■ Exercise task
Extract all lines from the data beneath that include the word "this".

Entries with chart source code
________

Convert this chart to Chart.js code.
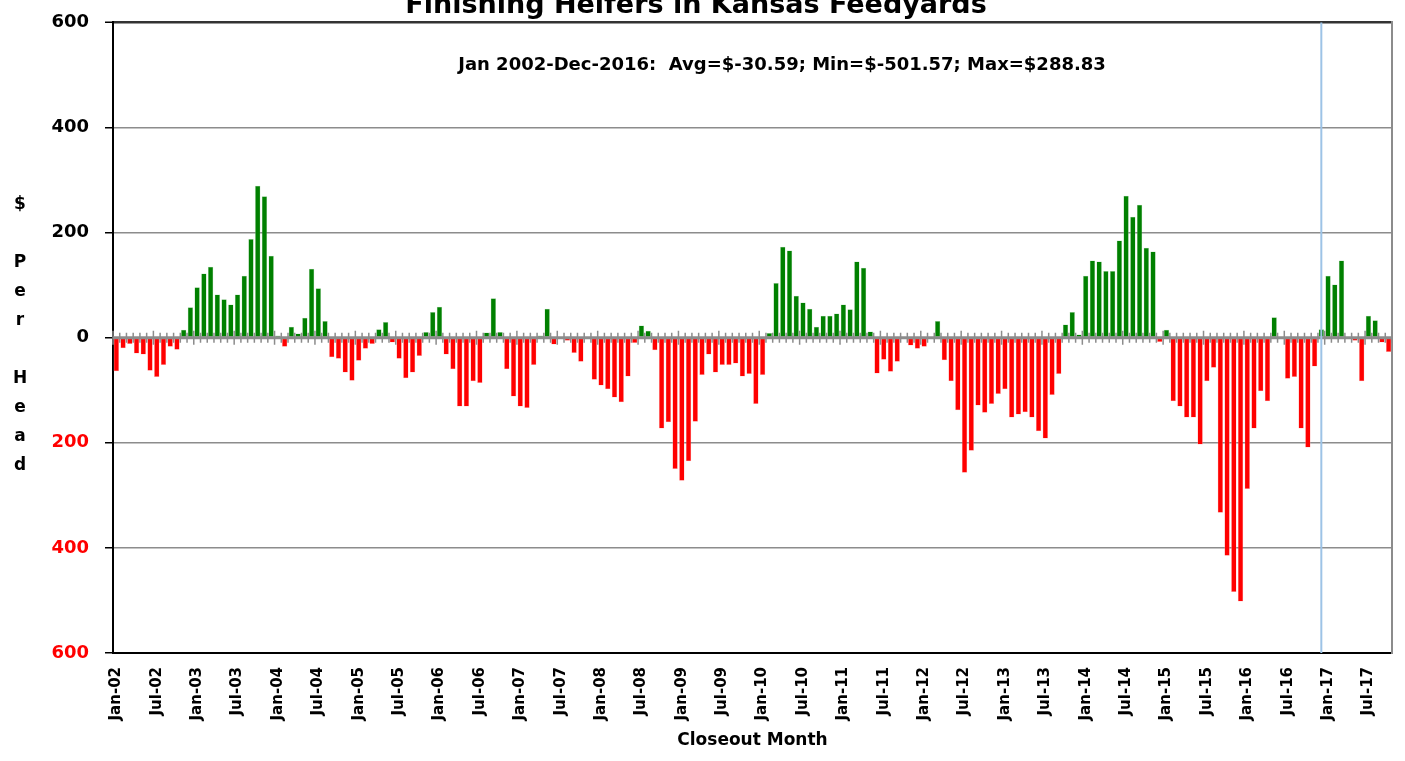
<!DOCTYPE html>
<html>
<head>
<meta charset="utf-8">
<title>Finishing Heifers in Kansas Feedyards</title>
<script src="https://cdn.jsdelivr.net/npm/chart.js@4.4.1/dist/chart.umd.min.js"></script>
<style>
  html, body { margin: 0; padding: 0; background: #fff; }
  #wrap { position: relative; width: 1405px; height: 761px; overflow: hidden; }
  #chart { position: absolute; left: 0; top: -15px; }
</style>
</head>
<body>
<div id="wrap"><canvas id="chart" width="1405" height="776"></canvas></div>
<script>
// closeout months Jan-02 .. Oct-17
const monthNames = ['Jan', 'Feb', 'Mar', 'Apr', 'May', 'Jun', 'Jul', 'Aug', 'Sep', 'Oct', 'Nov', 'Dec'];
const years = ['02', '03', '04', '05', '06', '07', '08', '09', '10', '11', '12', '13', '14', '15', '16', '17'];
const months = [];
years.forEach(yr => monthNames.forEach(m => months.push(m + '-' + yr)));
months.length = 190;

// $ per head
const profit = [
  -64, -20, -12, -30, -32, -63, -75, -52, -17, -23,
  15, 58, 96, 122, 135, 82, 73, 63, 82, 118,
  188, 289, 269, 156, 4, -17, 21, 8, 38, 131,
  94, 32, -37, -40, -66, -82, -44, -21, -12, 16,
  30, -9, -40, -77, -66, -35, 11, 49, 59, -32,
  -60, -131, -131, -83, -86, 10, 75, 11, -60, -112,
  -131, -134, -52, 4, 55, -13, -1, -6, -29, -46,
  -1, -80, -91, -98, -114, -123, -74, -10, 23, 13,
  -24, -173, -161, -250, -272, -235, -160, -71, -32, -66,
  -52, -52, -49, -74, -69, -126, -71, 9, 104, 173,
  166, 80, 67, 55, 21, 42, 42, 46, 63, 54,
  145, 133, 12, -68, -42, -65, -46, -1, -15, -21,
  -17, -1, 32, -43, -83, -138, -257, -215, -129, -143,
  -126, -107, -98, -152, -146, -142, -152, -178, -192, -109,
  -69, 25, 49, 6, 118, 147, 145, 127, 127, 185,
  270, 230, 253, 171, 164, -8, 15, -121, -131, -152,
  -152, -203, -83, -57, -333, -415, -484, -502, -288, -173,
  -102, -121, 39, 0, -78, -75, -173, -209, -55, 16,
  118, 101, 147, -1, -6, -83, 42, 33, -9, -27
];

const summaryText = 'Jan 2002-Dec-2016:  Avg=$-30.59; Min=$-501.57; Max=$288.83';
const yTitleLines = ['$', '', 'P', 'e', 'r', '', 'H', 'e', 'a', 'd'];
const markerMonth = 'Dec-16';

const FONT = '"DejaVu Sans", Verdana, sans-serif';
Chart.defaults.font.family = FONT;
Chart.defaults.color = '#000';

const extras = {
  id: 'extras',
  afterDatasetsDraw(chart) {
    const { ctx, chartArea: a, scales: { x, y } } = chart;
    const y0 = y.getPixelForValue(0);
    const w = x.getPixelForValue(1) - x.getPixelForValue(0);
    ctx.save();

    // zero line with crossing tick marks
    ctx.strokeStyle = '#8c8c8c';
    ctx.lineWidth = 3;
    ctx.beginPath();
    ctx.moveTo(a.left, y0);
    ctx.lineTo(a.right, y0);
    ctx.stroke();
    ctx.lineWidth = 1.5;
    ctx.beginPath();
    for (let i = 0; i <= months.length; i++) {
      const px = x.getPixelForValue(i) - w / 2;
      const len = i % 6 === 0 ? 7 : 5;
      ctx.moveTo(px, y0 - len);
      ctx.lineTo(px, y0 + len);
    }
    ctx.stroke();

    // marker line at end of 2016
    const bx = x.getPixelForValue(months.indexOf(markerMonth));
    ctx.strokeStyle = '#9dc3e6';
    ctx.lineWidth = 2;
    ctx.beginPath();
    ctx.moveTo(bx, a.top);
    ctx.lineTo(bx, a.bottom);
    ctx.stroke();

    // summary line
    ctx.fillStyle = '#000';
    ctx.font = 'bold 18px ' + FONT;
    ctx.textAlign = 'center';
    ctx.textBaseline = 'middle';
    ctx.fillText(summaryText, a.left + 669, a.top + 43);

    // stacked y title
    ctx.font = 'bold 17px ' + FONT;
    yTitleLines.forEach((ch, i) => {
      ctx.fillText(ch, 20, a.top + 182 + i * 29);
    });
    ctx.restore();
  }
};

new Chart(document.getElementById('chart'), {
  type: 'bar',
  data: {
    labels: months,
    datasets: [{
      label: '$ per head',
      data: profit,
      backgroundColor: c => c.raw >= 0 ? '#008000' : '#ff0000',
      borderColor: c => c.raw >= 0 ? '#a9d6a9' : '#ffb0b0',
      borderWidth: 0.5,
      borderSkipped: false,
      barPercentage: 0.8,
      categoryPercentage: 1
    }]
  },
  options: {
    responsive: false,
    animation: false,
    devicePixelRatio: 1,
    layout: { padding: { left: 0, right: 13, top: 0, bottom: 0 } },
    plugins: {
      legend: { display: false },
      tooltip: { enabled: false },
      title: {
        display: true,
        text: 'Finishing Heifers in Kansas Feedyards',
        font: { size: 27, weight: 'bold' },
        color: '#000',
        padding: { top: 5, bottom: 0 }
      }
    },
    scales: {
      x: {
        grid: { display: true, drawOnChartArea: false, drawTicks: false },
        border: { color: '#000', width: 2 },
        ticks: {
          autoSkip: false,
          minRotation: 90,
          maxRotation: 90,
          padding: 14,
          font: { size: 15, weight: 'bold' },
          color: '#000',
          callback: (v, i) => i % 6 === 0 ? months[i] : ''
        },
        title: {
          display: true,
          text: 'Closeout Month',
          font: { size: 17, weight: 'bold' },
          color: '#000',
          padding: { top: 4, bottom: 10 }
        },
        afterFit: s => { s.height = 108; s.paddingLeft = 0; s.paddingRight = 0; }
      },
      y: {
        min: -600,
        max: 600,
        ticks: {
          stepSize: 200,
          padding: 16,
          font: { size: 18, weight: 'bold' },
          color: c => c.tick.value < 0 ? '#ff0000' : '#000',
          callback: v => Math.abs(v)
        },
        grid: {
          color: c => c.tick.value === 600 ? '#333' : '#8c8c8c',
          lineWidth: c => c.tick.value === 600 ? 2.5 : 1.5,
          tickColor: '#000',
          tickLength: 8,
          tickWidth: 1.5
        },
        border: { color: '#000', width: 2 },
        afterFit: s => { s.width = 113; }
      },
      y2: {
        position: 'right',
        min: -600,
        max: 600,
        ticks: { display: false },
        grid: { drawOnChartArea: false, drawTicks: false },
        border: { color: '#8c8c8c', width: 2 },
        afterFit: s => { s.width = 0; }
      }
    }
  },
  plugins: [extras]
});
</script>
</body>
</html>
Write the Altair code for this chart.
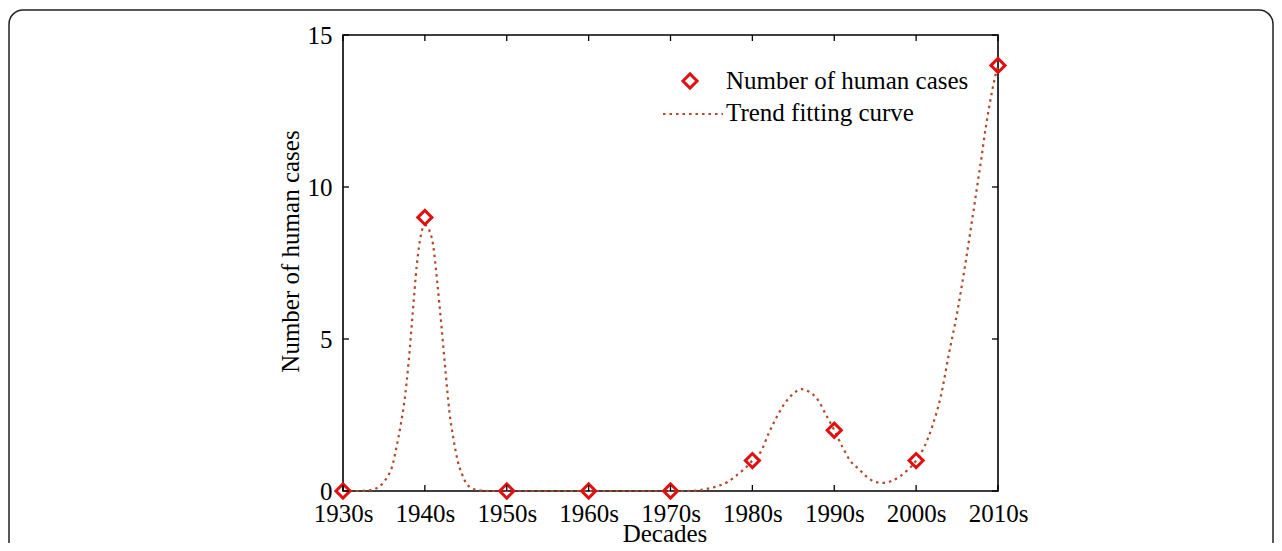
import altair as alt
import pandas as pd

# ---- data ----
decades = [1930, 1940, 1950, 1960, 1970, 1980, 1990, 2000, 2010]
cases = [0, 9, 0, 0, 0, 1, 2, 1, 14]

curve_x = [1930, 1932, 1933, 1934, 1935, 1935.5, 1936, 1936.5, 1937, 1937.5,
           1938, 1938.5, 1939, 1939.5, 1940, 1940.5, 1941, 1941.5, 1942, 1942.5,
           1943, 1943.5, 1944, 1944.5, 1945, 1946, 1947, 1948, 1955, 1960,
           1965, 1970, 1972, 1973, 1974, 1975, 1976, 1977, 1978, 1979,
           1980, 1981, 1982, 1983, 1984, 1985, 1986, 1987, 1988, 1989,
           1990, 1991, 1992, 1993, 1994, 1995, 1996, 1997, 1998, 1999,
           2000, 2001, 2002, 2003, 2004, 2005, 2006, 2007,
           2007.5, 2008, 2008.5, 2009, 2009.5, 2010]
curve_y = [0, 0, 0.02, 0.08, 0.3, 0.5, 0.8, 1.4, 2.1, 2.95,
           4.2, 5.8, 7.4, 8.4, 8.75, 8.6, 8.1, 6.9, 5.5, 4.0,
           2.6, 1.7, 1.0, 0.58, 0.28, 0.06, 0.01, 0, 0, 0,
           0, 0, 0, 0.01, 0.05, 0.1, 0.18, 0.3, 0.5, 0.72,
           1.0, 1.28, 1.9, 2.45, 2.9, 3.2, 3.35, 3.25, 3.0, 2.5,
           2.0, 1.45, 0.98, 0.72, 0.46, 0.3, 0.27, 0.33, 0.48, 0.7,
           1.0, 1.45, 2.15, 3.1, 4.5, 5.85, 7.45, 9.2,
           10.1, 11.0, 11.95, 12.75, 13.45, 14.0]

x_ticks = decades
y_ticks = [0, 5, 10, 15]
legend_labels = ["Number of human cases", "Trend fitting curve"]

W, H = 655, 456
FONT = "Liberation Serif"
FS = 25
RED = "#e01010"
BROWN = "#b0482c"

pts = pd.DataFrame({"decade": decades, "cases": cases})
curve = pd.DataFrame({"year": curve_x, "value": curve_y})
xt = pd.DataFrame({"t": x_ticks})
yt = pd.DataFrame({"t": y_ticks})
one = pd.DataFrame({"k": [0]})

xscale = alt.Scale(domain=[1930, 2010], nice=False, zero=False)
yscale = alt.Scale(domain=[0, 15], nice=False)

xaxis = alt.Axis(values=x_ticks, labelExpr="datum.value + 's'", tickSize=0,
                 domain=False, grid=False, labelPadding=10, labelFontSize=FS,
                 labelFont=FONT, labelColor="black", labelOverlap=False,
                 labelFlush=False, title="Decades",
                 titleFont=FONT, titleFontSize=FS, titleFontWeight="normal",
                 titleColor="black", titleY=50, titleBaseline="alphabetic",
                 titleX=W / 2 - 6)
yaxis = alt.Axis(values=y_ticks, tickSize=0, domain=False, grid=False,
                 labelPadding=11, labelFontSize=FS, labelFont=FONT,
                 labelColor="black", labelBaseline="middle", labelFlush=False,
                 labelOverlap=False,
                 title="Number of human cases", titleFont=FONT,
                 titleFontSize=FS, titleFontWeight="normal", titleColor="black",
                 titleX=-53, titleY=216, titleAngle=270,
                 titleBaseline="middle", titleAlign="center")

frame = alt.Chart(one).mark_rect(filled=False, stroke="#222", strokeWidth=1.5,
                                 cornerRadius=14, clip=False).encode(
    x=alt.value(-334), x2=alt.value(930), y=alt.value(-25), y2=alt.value(620))

line = alt.Chart(curve).mark_line(color=BROWN, strokeWidth=2.2,
                                  strokeDash=[2.5, 4], interpolate="monotone").encode(
    x=alt.X("year:Q", scale=xscale, axis=xaxis),
    y=alt.Y("value:Q", scale=yscale, axis=yaxis))

marker_style = dict(shape="diamond", filled=False, color=RED,
                    strokeWidth=3, size=200, opacity=1)
points = alt.Chart(pts).mark_point(**marker_style).encode(
    x=alt.X("decade:Q", scale=xscale),
    y=alt.Y("cases:Q", scale=yscale))

tick_style = dict(color="black", strokeWidth=1.3)
bottom_ticks = alt.Chart(xt).mark_rule(**tick_style).encode(
    x=alt.X("t:Q", scale=xscale), y=alt.value(H), y2=alt.value(H - 6))
top_ticks = alt.Chart(xt).mark_rule(**tick_style).encode(
    x=alt.X("t:Q", scale=xscale), y=alt.value(0), y2=alt.value(6))
left_ticks = alt.Chart(yt).mark_rule(**tick_style).encode(
    y=alt.Y("t:Q", scale=yscale), x=alt.value(0), x2=alt.value(6))
right_ticks = alt.Chart(yt).mark_rule(**tick_style).encode(
    y=alt.Y("t:Q", scale=yscale), x=alt.value(W), x2=alt.value(W - 6))

leg_marker = alt.Chart(one).mark_point(**marker_style).encode(
    x=alt.value(347), y=alt.value(46))
leg_line = alt.Chart(one).mark_rule(color=BROWN, strokeWidth=2.2,
                                    strokeDash=[2.5, 4]).encode(
    x=alt.value(320), x2=alt.value(380), y=alt.value(79))
leg_text1 = alt.Chart(one).mark_text(text=legend_labels[0], font=FONT, fontSize=FS,
                                     align="left", baseline="middle", color="black").encode(
    x=alt.value(383), y=alt.value(46))
leg_text2 = alt.Chart(one).mark_text(text=legend_labels[1], font=FONT, fontSize=FS,
                                     align="left", baseline="middle", color="black").encode(
    x=alt.value(383), y=alt.value(78))

chart = alt.layer(
    frame, line, points, bottom_ticks, top_ticks, left_ticks, right_ticks,
    leg_marker, leg_line, leg_text1, leg_text2
).properties(
    width=W, height=H,
    autosize=alt.AutoSizeParams(type="none"),
    padding={"left": 335, "top": 27, "right": 276, "bottom": 52},
    background="white",
).configure_view(stroke="black", strokeWidth=1.6, fill="white")

chart.save("out.html", embed_options={"renderer": "svg", "actions": False})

________

■ Answer below
Convert this chart to Chart.js code.
Write the Altair code for this chart.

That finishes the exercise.